Заметно уязвленный равнодушием Добролюбова, Тургенев стал внимательнее относиться к нему, пытался заводить с ним разговоры. Хотя эти разговоры по-прежнему не клеились и Добролюбов старался избегать их, однако Тургенев почувствовал в конце концов, что перед ним человек незаурядный по умственному развитию и образованности.
«Между сотрудниками «Современника» Тургенев был, бесспорно, самый начитанный, но с появлением Чернышевского и Добролюбова он увидел, что эти люди посерьезнее его знакомы с иностранной литературой.
Тургенев сам сказал Некрасову, когда побеседовал с Добролюбовым:
— Меня удивляет, каким образом Добролюбов, недавно оставив школьную скамью, мог так основательно ознакомиться с хорошими иностранными сочинениями? И какая чертовская память!
— Я тебе говорил, что у него замечательная голова! — отвечал Некрасов. — Можно подумать, что лучшие профессора руководили его умственным развитием и образованием! Это, брат, русский самородок… утешительный факт, который показывает силу русского ума, несмотря на все неблагоприятные общественные условия жизни. Через десять лет литературной своей деятельности Добролюбов будет иметь такое же значение в русской литературе, как Белинский».

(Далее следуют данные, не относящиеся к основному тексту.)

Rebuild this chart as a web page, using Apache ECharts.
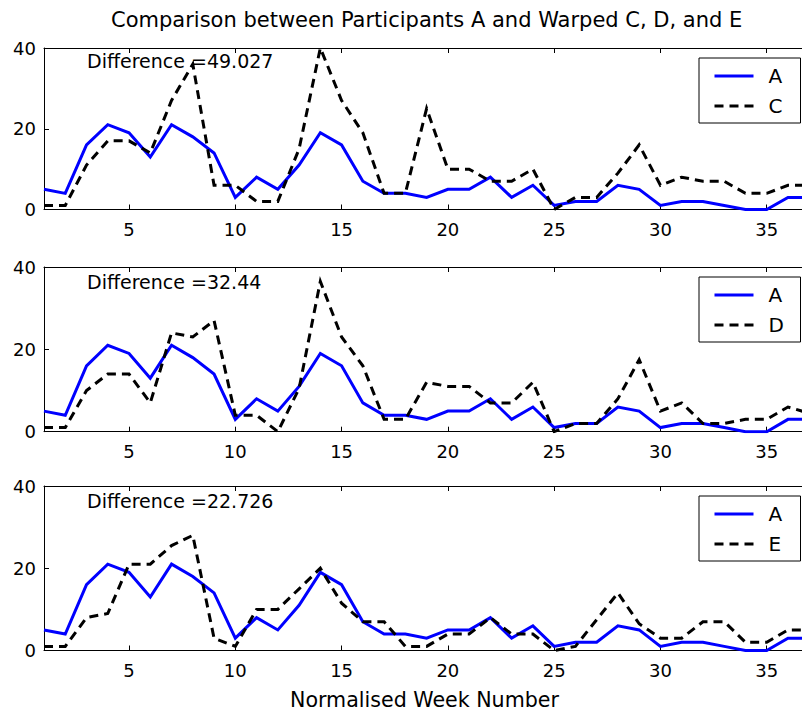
<!DOCTYPE html>
<html>
<head>
<meta charset="utf-8">
<script src="https://cdn.jsdelivr.net/npm/echarts@6/dist/echarts.min.js"></script>
<style>
  html, body { margin: 0; padding: 0; background: #fff; }
  #chart { width: 802px; height: 715px; }
</style>
</head>
<body>
<div id="chart"></div>
<script>
// week numbers (x) and weekly values
var weeks = [1,2,3,4,5,6,7,8,9,10,11,12,13,14,15,16,17,18,19,20,21,22,23,24,25,26,27,28,29,30,31,32,33,34,35,36,37];
var seriesA = [5,4,16,21,19,13,21,18,14,3,8,5,11,19,16,7,4,4,3,5,5,8,3,6,1,2,2,6,5,1,2,2,1,0,0,3,3];
var seriesC = [1,1,11,17,17,14,27,36,6,6,2,2,15,40,27,19,4,4,25,10,10,7,7,10,0,3,3,9,16,6,8,7,7,4,4,6,6];
var seriesD = [1,1,10,14,14,7,24,23,27,4,4,0,10.5,36.5,23,16,3,3,12,11,11,7,7,12,0,2,2,8,17.5,5,7,2,2,3,3,6,4.5];
var seriesE = [1,1,8,9,21,21,25.5,28,3,1,10,10,15,20,11.5,7,7,1,1,4,4,8,4,4,0,1,7.5,14,6.5,3,3,7,7,2,2,5,5];

var warpedNames = ['C', 'D', 'E'];
var warpedSeries = [seriesC, seriesD, seriesE];
var differences = ['49.027', '32.44', '22.726'];
var xTicks = [5, 10, 15, 20, 25, 30, 35];

var chart = echarts.init(document.getElementById('chart'), null, { renderer: 'svg' });

var FONT = 'DejaVu Sans';
// panel boxes: top and height in px
var panels = [
  { top: 48, height: 161.5 },
  { top: 267, height: 164.7 },
  { top: 486, height: 164.5 }
];
var xMin = 1, xMax = 36.66;

function pairs(vals) {
  return weeks.map(function (w, i) { return [w, vals[i]]; });
}

var grid = [], xAxis = [], yAxis = [], series = [], legend = [], graphic = [];

panels.forEach(function (p, i) {
  grid.push({ left: 44, right: -2, top: p.top, height: p.height, containLabel: false });

  xAxis.push({
    type: 'value', gridIndex: i, position: 'bottom', min: xMin, max: xMax,
    axisLine: { show: true, onZero: false, lineStyle: { color: '#000', width: 1 } },
    axisTick: { show: true, inside: true, length: 5, customValues: xTicks, lineStyle: { color: '#000' } },
    axisLabel: { show: true, customValues: xTicks, color: '#000', fontSize: 18, fontFamily: FONT, margin: 11 },
    splitLine: { show: false }
  });
  xAxis.push({
    type: 'value', gridIndex: i, position: 'top', min: xMin, max: xMax,
    axisLine: { show: true, onZero: false, lineStyle: { color: '#000', width: 1 } },
    axisTick: { show: true, inside: true, length: 5, customValues: xTicks, lineStyle: { color: '#000' } },
    axisLabel: { show: false },
    splitLine: { show: false }
  });
  yAxis.push({
    type: 'value', gridIndex: i, min: 0, max: 40, interval: 20,
    axisLine: { show: true, onZero: false, lineStyle: { color: '#000', width: 1 } },
    axisTick: { show: true, inside: true, length: 5, lineStyle: { color: '#000' } },
    axisLabel: { color: '#000', fontSize: 18, fontFamily: FONT, margin: 8 },
    splitLine: { show: false }
  });

  series.push({
    name: 'A', type: 'line', xAxisIndex: 2 * i, yAxisIndex: i,
    data: pairs(seriesA), symbol: 'none', clip: true,
    lineStyle: { color: '#0000ff', width: 3, join: 'miter' },
    itemStyle: { color: '#0000ff' }
  });
  series.push({
    name: warpedNames[i], type: 'line', xAxisIndex: 2 * i, yAxisIndex: i,
    data: pairs(warpedSeries[i]), symbol: 'none', clip: true,
    lineStyle: { color: '#000', width: 3, type: [9, 6], join: 'miter' },
    itemStyle: { color: '#000' }
  });

  legend.push({
    data: ['A', warpedNames[i]],
    orient: 'vertical', left: 699, top: p.top + 10,
    backgroundColor: '#fff', borderColor: '#000', borderWidth: 1,
    padding: [8, 14, 7, 14], itemGap: 10, itemWidth: 39, itemHeight: 14,
    selectedMode: false,
    itemStyle: { opacity: 0 },
    lineStyle: { width: 3 },
    textStyle: { color: '#000', fontSize: 20, fontFamily: FONT, lineHeight: 20, width: 18, padding: [0, 0, 0, 10] }
  });

  graphic.push({
    type: 'text', left: 87, top: p.top + (i === 0 ? 3 : 5),
    style: { text: 'Difference =' + differences[i], fontSize: 19, fontFamily: FONT, fill: '#000' }
  });
});

graphic.push({
  type: 'text', left: 111, top: 9,
  style: { text: 'Comparison between Participants A and Warped C, D, and E', fontSize: 21, fontFamily: FONT, fill: '#000' }
});
graphic.push({
  type: 'text', left: 290, top: 689,
  style: { text: 'Normalised Week Number', fontSize: 20.6, fontFamily: FONT, fill: '#000' }
});

chart.setOption({
  animation: false,
  backgroundColor: '#fff',
  grid: grid,
  xAxis: xAxis,
  yAxis: yAxis,
  legend: legend,
  graphic: graphic,
  series: series
});
</script>
</body>
</html>
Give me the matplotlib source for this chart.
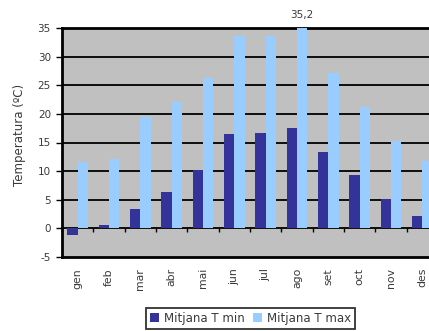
import matplotlib
matplotlib.use("Agg")
import matplotlib.pyplot as plt
import numpy as np

plt.rcParams['font.family'] = ['DejaVu Sans']

months = ["gen", "feb", "mar", "abr", "mai", "jun", "jul", "ago", "set", "oct", "nov", "des"]
t_min = [-1.1, 0.6, 3.4, 6.3, 10.2, 16.4, 16.7, 17.6, 13.4, 9.4, 5.1, 2.1]
t_max = [11.6, 12.1, 19.4, 22.0, 26.2, 33.6, 33.6, 35.2, 27.1, 21.2, 15.3, 11.8]
label_min = "Mitjana T min"
label_max = "Mitjana T max"
ylabel = "Temperatura (ºC)"
yticks = [-5, 0, 5, 10, 15, 20, 25, 30, 35]

txt = "#3a3a3a"
fig = plt.figure(figsize=(4.29, 3.31), dpi=100)
L, R, T, B = 62, 438, 28, 257
ax = fig.add_axes([L/429, 1-B/331, (R-L)/429, (B-T)/331])
ax.set_facecolor("#C0C0C0")

x = np.arange(len(months))
w = 0.33
b1 = ax.bar(x - w/2, t_min, w, color="#333399", label=label_min, zorder=3)
b2 = ax.bar(x + w/2, t_max, w, color="#99CCFF", label=label_max, zorder=3)

imax = int(np.argmax(t_max))
ax.annotate(f"{t_max[imax]:.1f}".replace(".", ","), (x[imax] + w/2, t_max[imax]),
            xytext=(0, 5), textcoords="offset points", ha="center", va="bottom",
            fontsize=7.5, color=txt, annotation_clip=False)

ax.set_xlim(-0.5, len(months) - 0.5)
ax.set_ylim(-5, 35)
ax.set_yticks(yticks)
ax.set_yticklabels([str(v) for v in yticks], fontsize=7.5, color=txt)
ax.tick_params(axis="y", direction="out", length=4, width=1, pad=4)
for v in yticks[2:-1]:
    ax.axhline(v, color="black", lw=1.3, zorder=1)

ax.set_xticks(x)
ax.set_xticklabels(months, rotation=90, fontsize=7.8, color=txt)
ax.tick_params(axis="x", length=0, pad=8)

for s in ["left", "top", "bottom"]:
    ax.spines[s].set_linewidth(2)
    ax.spines[s].set_color("black")
ax.spines["right"].set_visible(False)

sec = ax.secondary_xaxis(5/40)
sec.set_xticks(np.arange(len(months) + 1) - 0.5)
sec.set_xticklabels([])
sec.tick_params(axis="x", direction="out", length=3, width=1)
sec.spines["bottom"].set_linewidth(1.3)
sec.spines["bottom"].set_zorder(4)

ax.set_ylabel(ylabel, fontsize=8.5, color=txt)
ax.yaxis.set_label_coords((26 - L) / (R - L), (B - 135) / (B - T))

leg = fig.legend(handles=[b1, b2], loc="center", bbox_to_anchor=(250.5/429, 1-318.5/331),
                 ncol=2, fontsize=8.5, frameon=True, fancybox=False, edgecolor="black",
                 handlelength=0.8, handleheight=0.8, handletextpad=0.4, columnspacing=0.7,
                 borderpad=0.3)
leg.get_frame().set_linewidth(1.3)
for t in leg.get_texts():
    t.set_color(txt)

fig.savefig("out.png", dpi=100)
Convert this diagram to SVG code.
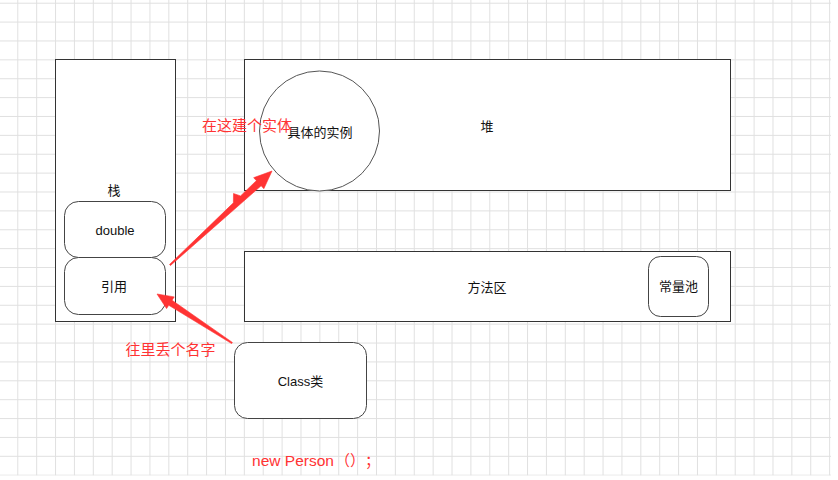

Этот рассказ А. Я. Панаевой верно передает общий характер взаимоотношений между главными деятелями «Современника».
* * *
К концу 50-х годов, по мере назревания революционной ситуации в стране, голос Добролюбова звучал все громче и громче. Усиление крестьянского движения, рост недовольства в народных массах, с одной стороны, подготовка правительством куцей крестьянской реформы, отвечавшей помещичьим интересам, — с другой, позволяли надеяться на близость крестьянской революции, которая, — по мысли руководителей «Современника», — должна была смести с лица земли режим крепостного угнетения.
Общественная атмосфера все более накалялась. Характеризуя политическую обстановку в России тех лет, В. И. Ленин указывал: «Оживление демократического движения в Европе, польское брожение, недовольство в Финляндии, требование политических реформ всей печатью и всем дворянством, распространение по всей России «Колокола», могучая проповедь Чернышевского, умевшего и подцензурными статьями воспитывать настоящих революционеров, появление прокламаций, возбуждение крестьян… — при таких условиях самый осторожный и трезвый политик должен был бы признать революционный взрыв вполне возможным и крестьянское восстание — опасностью весьма серьезной».